Non solo: quando era alla guida della procura generale di Palermo ha preso parte alle riunioni di coordinamento della procura nazionale antimafia sui mandanti esterni delle stragi, che sono state il preludio delle indagini in corso anche oggi, tra le quali quella in cui compare anche il nome di Berlusconi.
Ambizioni politiche
Cafiero de Raho, invece, è il terzo procuratore antimafia eletto subito dopo il suo pensionamento dagli uffici di via Giulia. Prima di lui, il Pd ha candidato e fatto eleggere al Senato (e poi alla presidenza di palazzo Madama) Piero Grasso, non riconfermato in questa legislatura, mentre nel 2019 ha eletto nel collegio sud al parlamento europeo Franco Roberti.
L’ambizione, anche in politica, di de Raho era nota in ambienti giudiziari. I suoi frequenti contatti con la politica provengono dalla sua storia nella magistratura associata. De Raho è stato legato alla corrente centrista di Unità per la Costituzione, la stessa di cui è stato capocorrente e deus ex machina l’ex magistrato Luca Palamara.

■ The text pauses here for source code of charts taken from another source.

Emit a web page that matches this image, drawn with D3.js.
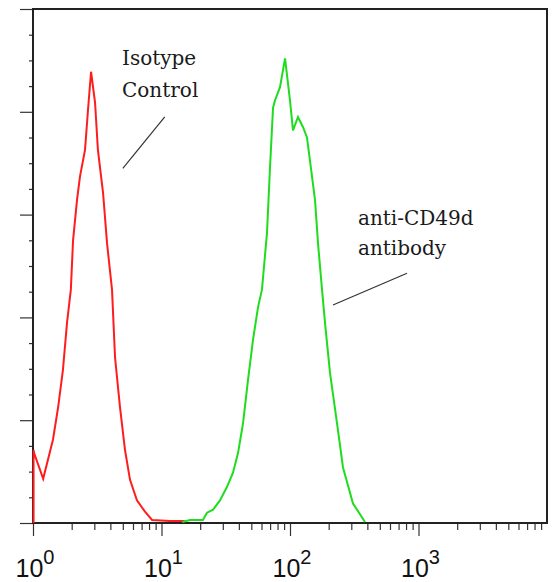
<!DOCTYPE html>
<html>
<head>
<meta charset="utf-8">
<script src="https://cdn.jsdelivr.net/npm/d3@7"></script>
<style>
  body { margin: 0; background: #fff; }
</style>
</head>
<body>
<svg></svg>
<script>
// fluorescence intensity (log axis) and event counts
var isoX = [1.01, 1.01, 1.02, 1.20, 1.43, 1.57, 1.71, 1.84, 1.97, 2.05, 2.20, 2.32, 2.54, 2.68, 2.83, 3.04, 3.20, 3.51, 3.77, 4.12, 4.35, 4.75, 5.20, 5.69, 6.44, 7.44, 8.44, 11.6, 15.2];
var isoY = [0, 71, 68, 43, 81, 113, 149, 195, 227, 275, 314, 337, 363, 402, 439, 409, 363, 321, 272, 227, 161, 113, 71, 42, 22, 11, 3, 2, 2];

var cdX = [14.5, 16.7, 21.0, 22.6, 25.2, 28.5, 32.3, 36.0, 39.4, 43.1, 47.1, 51.5, 56.4, 60.5, 66.2, 69.9, 73.8, 76.4, 83.6, 91.5, 100, 105.5, 115.4, 126.3, 135.6, 148.4, 156.6, 165.2, 177.5, 187.2, 204.8, 232.3, 258.5, 309.2, 383.4];
var cdY = [1, 3, 3, 10, 13, 22, 35, 49, 68, 97, 139, 178, 210, 227, 282, 346, 404, 411, 424, 452, 411, 382, 395, 385, 375, 337, 314, 272, 227, 195, 146, 97, 54, 19, 1];

var decades = [1, 10, 100, 1000];
var decadeExp = ["0", "1", "2", "3"];

var labels = [
  { lines: ["Isotype", "Control"], x: 4.93, y: [446, 414], from: [10.6, 395], to: [5.0, 345] },
  { lines: ["anti-CD49d", "antibody"], x: 338, y: [290, 261], from: [814, 243], to: [216, 212] }
];

var width = 553, height = 582;
var margin = { left: 33, top: 9, right: 6, bottom: 59 };

var svg = d3.select("svg")
            .attr("width", width)
            .attr("height", height);

var xscale = d3.scaleLog()
               .domain([1, 10000])
               .range([margin.left, width - margin.right]);

var yscale = d3.scaleLinear()
               .domain([0, 500])
               .range([height - margin.bottom, margin.top]);

// y ticks, outside left
var yMinor = d3.range(0, 501, 25).filter(function(d) { return d % 100 !== 0; });
var yMajor = d3.range(0, 501, 100);

svg.append("g")
   .attr("transform", "translate(" + margin.left + ",0)")
   .call(d3.axisLeft(yscale).tickValues(yMinor).tickSize(4).tickFormat(""))
   .call(function(g) { g.select(".domain").remove(); });
svg.append("g")
   .attr("transform", "translate(" + margin.left + ",0)")
   .call(d3.axisLeft(yscale).tickValues(yMajor).tickSize(13).tickFormat(""))
   .call(function(g) { g.select(".domain").remove(); });

// x ticks, below
var xMinor = [];
decades.forEach(function(d) {
  for (var k = 2; k <= 9; k++) xMinor.push(d * k);
});

var y0 = yscale(0);
svg.append("g")
   .attr("transform", "translate(0," + y0 + ")")
   .call(d3.axisBottom(xscale).tickValues(xMinor).tickSize(7).tickFormat(""))
   .call(function(g) { g.select(".domain").remove(); });
svg.append("g")
   .attr("transform", "translate(0," + y0 + ")")
   .call(d3.axisBottom(xscale).tickValues(decades).tickSize(13).tickFormat(""))
   .call(function(g) { g.select(".domain").remove(); });

svg.selectAll(".tick line").attr("stroke", "#333").attr("stroke-width", 1.2);

// tick labels 10^n
var tl = svg.append("g")
   .selectAll("text")
   .data(decades)
   .enter()
   .append("text")
   .attr("x", function(d) { return xscale(d) + 2; })
   .attr("y", 577)
   .attr("text-anchor", "middle")
   .attr("font-family", "Liberation Sans, Arial, sans-serif")
   .attr("font-size", 25)
   .attr("fill", "#111");
tl.append("tspan").text("10");
tl.append("tspan")
  .attr("font-size", 20)
  .attr("dy", -13)
  .text(function(d, i) { return decadeExp[i]; });

// frame
svg.append("rect")
   .attr("x", xscale(1))
   .attr("y", yscale(500))
   .attr("width", xscale(10000) - xscale(1))
   .attr("height", yscale(0) - yscale(500))
   .attr("fill", "none")
   .attr("stroke", "#222")
   .attr("stroke-width", 2);

// curves
var line = d3.line()
             .x(function(d) { return xscale(d[0]); })
             .y(function(d) { return yscale(d[1]); });

svg.append("path")
   .datum(d3.zip(isoX, isoY))
   .attr("d", line)
   .attr("fill", "none")
   .attr("stroke", "#ff1c1c")
   .attr("stroke-width", 2);

svg.append("path")
   .datum(d3.zip(cdX, cdY))
   .attr("d", line)
   .attr("fill", "none")
   .attr("stroke", "#1fdc1f")
   .attr("stroke-width", 2);

// annotations
labels.forEach(function(a) {
  a.lines.forEach(function(t, i) {
    svg.append("text")
       .attr("x", xscale(a.x))
       .attr("y", yscale(a.y[i]))
       .attr("font-family", "DejaVu Serif, serif")
       .attr("font-size", 20)
       .attr("fill", "#1a1a1a")
       .text(t);
  });
  svg.append("line")
     .attr("x1", xscale(a.from[0]))
     .attr("y1", yscale(a.from[1]))
     .attr("x2", xscale(a.to[0]))
     .attr("y2", yscale(a.to[1]))
     .attr("stroke", "#333")
     .attr("stroke-width", 1.2);
});
</script>
</body>
</html>
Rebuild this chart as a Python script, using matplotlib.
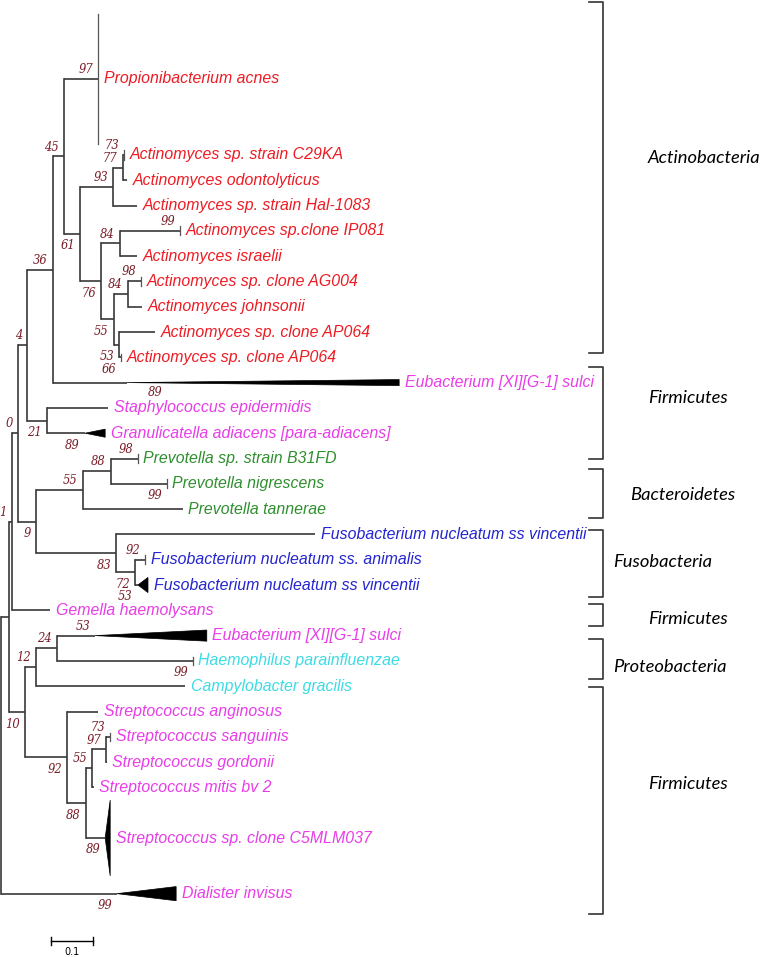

È stato proprio Palamara, con le sue dichiarazioni proprio in audizione davanti alla commissione parlamentare Antimafia, a dire che de Raho sarebbe stato nominato dal Consiglio superiore della magistratura prima al vertice della procura di Napoli e poi alla Dna grazie anche all’influenza del potente ex ministro dell’Interno del Pd, Marco Minniti.
I suoi contatti con la politica sono proseguiti anche dopo il pensionamento, sempre nell’area del centrosinistra ma con ottimi rapporti anche nel mondo Cinque stelle. Ad appena un mese dall’addio alla Dna, il neosindaco di Napoli frutto dell’accordo tra Pd e M5s, Gaetano Manfredi, ha nominato de Raho membro del consiglio d’amministrazione del teatro Mercadante del capoluogo partenopeo.
Un incarico di questo tipo, seppur contiguo alla politica, non ha fatto scalpore quanto la sua candidatura al Senato. A stupire una parte del mondo togato è stato il tempismo con cui è avvenuta: appena sette mesi dopo la fine di un incarico delicato come quello alla Dna, con tutto il bagaglio di conoscenze riservate che questo significa.
Oggi che Berlusconi, de Raho e Scarpinato si ritroveranno insieme in parlamento, l’interrogativo è se la legislatura che sta per cominciare darà vita all’ennesimo cortocircuito tra politica e magistratura, questa volta direttamente da dentro il palazzo.